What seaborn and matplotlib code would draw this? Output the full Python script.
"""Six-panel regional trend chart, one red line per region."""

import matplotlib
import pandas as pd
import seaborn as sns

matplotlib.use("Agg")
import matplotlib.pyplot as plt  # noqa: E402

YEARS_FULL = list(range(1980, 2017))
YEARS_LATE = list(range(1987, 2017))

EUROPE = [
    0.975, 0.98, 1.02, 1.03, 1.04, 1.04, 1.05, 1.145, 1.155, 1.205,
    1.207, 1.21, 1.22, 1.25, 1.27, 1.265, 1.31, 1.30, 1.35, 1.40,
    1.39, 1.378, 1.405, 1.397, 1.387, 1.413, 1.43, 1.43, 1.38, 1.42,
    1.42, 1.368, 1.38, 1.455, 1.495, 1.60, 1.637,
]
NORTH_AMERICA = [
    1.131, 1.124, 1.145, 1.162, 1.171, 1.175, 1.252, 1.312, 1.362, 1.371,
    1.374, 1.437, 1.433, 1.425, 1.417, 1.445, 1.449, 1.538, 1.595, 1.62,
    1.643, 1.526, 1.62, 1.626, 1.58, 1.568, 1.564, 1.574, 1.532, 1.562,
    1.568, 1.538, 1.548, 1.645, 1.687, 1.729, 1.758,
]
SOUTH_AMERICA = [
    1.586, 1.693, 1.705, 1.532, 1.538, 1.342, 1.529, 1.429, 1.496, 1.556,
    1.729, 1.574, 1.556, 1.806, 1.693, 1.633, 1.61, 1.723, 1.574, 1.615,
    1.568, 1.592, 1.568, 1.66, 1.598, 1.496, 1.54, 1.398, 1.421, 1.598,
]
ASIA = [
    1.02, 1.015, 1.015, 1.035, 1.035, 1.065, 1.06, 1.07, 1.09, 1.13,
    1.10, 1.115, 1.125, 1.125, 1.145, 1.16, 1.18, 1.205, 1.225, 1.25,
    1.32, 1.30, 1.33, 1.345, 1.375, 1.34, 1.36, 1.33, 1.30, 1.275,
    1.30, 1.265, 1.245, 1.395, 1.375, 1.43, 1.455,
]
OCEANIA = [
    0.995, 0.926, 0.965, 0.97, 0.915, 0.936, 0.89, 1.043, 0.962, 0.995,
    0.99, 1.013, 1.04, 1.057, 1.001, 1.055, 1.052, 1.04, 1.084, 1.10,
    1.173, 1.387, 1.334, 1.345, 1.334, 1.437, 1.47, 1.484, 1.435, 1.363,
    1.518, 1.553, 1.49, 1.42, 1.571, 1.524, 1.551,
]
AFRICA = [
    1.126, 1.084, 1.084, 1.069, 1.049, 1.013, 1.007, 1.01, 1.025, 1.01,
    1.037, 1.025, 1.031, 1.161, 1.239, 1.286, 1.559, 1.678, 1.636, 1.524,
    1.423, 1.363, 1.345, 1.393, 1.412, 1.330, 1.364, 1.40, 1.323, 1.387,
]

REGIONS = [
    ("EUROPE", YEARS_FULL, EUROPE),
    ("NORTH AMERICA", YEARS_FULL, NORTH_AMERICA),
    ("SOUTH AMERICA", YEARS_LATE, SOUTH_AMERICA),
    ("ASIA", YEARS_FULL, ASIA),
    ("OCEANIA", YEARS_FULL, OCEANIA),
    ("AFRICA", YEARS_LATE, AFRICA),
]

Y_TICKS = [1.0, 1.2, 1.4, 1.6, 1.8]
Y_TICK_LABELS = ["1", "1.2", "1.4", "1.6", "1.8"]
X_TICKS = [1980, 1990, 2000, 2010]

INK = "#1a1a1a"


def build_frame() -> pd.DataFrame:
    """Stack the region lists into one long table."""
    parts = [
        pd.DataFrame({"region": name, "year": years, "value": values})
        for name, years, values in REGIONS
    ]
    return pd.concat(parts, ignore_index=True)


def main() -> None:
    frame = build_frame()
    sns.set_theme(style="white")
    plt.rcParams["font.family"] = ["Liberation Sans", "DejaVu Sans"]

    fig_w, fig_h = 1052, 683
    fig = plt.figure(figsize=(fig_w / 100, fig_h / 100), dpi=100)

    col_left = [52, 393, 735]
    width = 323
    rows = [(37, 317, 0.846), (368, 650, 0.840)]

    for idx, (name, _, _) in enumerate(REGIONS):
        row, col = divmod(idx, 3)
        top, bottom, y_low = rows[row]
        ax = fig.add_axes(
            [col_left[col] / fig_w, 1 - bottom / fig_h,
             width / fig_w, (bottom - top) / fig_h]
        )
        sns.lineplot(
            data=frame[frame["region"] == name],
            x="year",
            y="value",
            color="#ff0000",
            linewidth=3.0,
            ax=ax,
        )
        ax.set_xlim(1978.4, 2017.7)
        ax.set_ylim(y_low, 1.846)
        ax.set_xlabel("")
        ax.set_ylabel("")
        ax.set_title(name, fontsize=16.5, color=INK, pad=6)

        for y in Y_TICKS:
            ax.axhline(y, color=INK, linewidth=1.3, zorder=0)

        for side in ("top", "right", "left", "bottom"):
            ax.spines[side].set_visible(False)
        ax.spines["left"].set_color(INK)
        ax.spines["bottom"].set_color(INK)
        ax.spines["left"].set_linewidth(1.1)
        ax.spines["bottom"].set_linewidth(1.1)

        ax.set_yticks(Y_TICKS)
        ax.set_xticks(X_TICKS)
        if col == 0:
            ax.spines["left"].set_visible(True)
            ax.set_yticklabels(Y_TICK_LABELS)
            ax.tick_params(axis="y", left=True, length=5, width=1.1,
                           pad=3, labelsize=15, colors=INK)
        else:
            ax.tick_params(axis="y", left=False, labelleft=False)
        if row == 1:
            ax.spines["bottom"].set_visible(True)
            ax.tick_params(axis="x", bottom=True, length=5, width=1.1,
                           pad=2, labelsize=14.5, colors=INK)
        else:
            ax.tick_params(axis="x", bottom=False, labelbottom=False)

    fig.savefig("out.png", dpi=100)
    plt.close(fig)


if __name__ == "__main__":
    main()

━━━

Pull every line containing "matplotlib" from the data.

What seaborn and matplotlib code would draw this? Output the full Python script.
import matplotlib
matplotlib.use("Agg")
import matplotlib.pyplot as plt  # noqa: E402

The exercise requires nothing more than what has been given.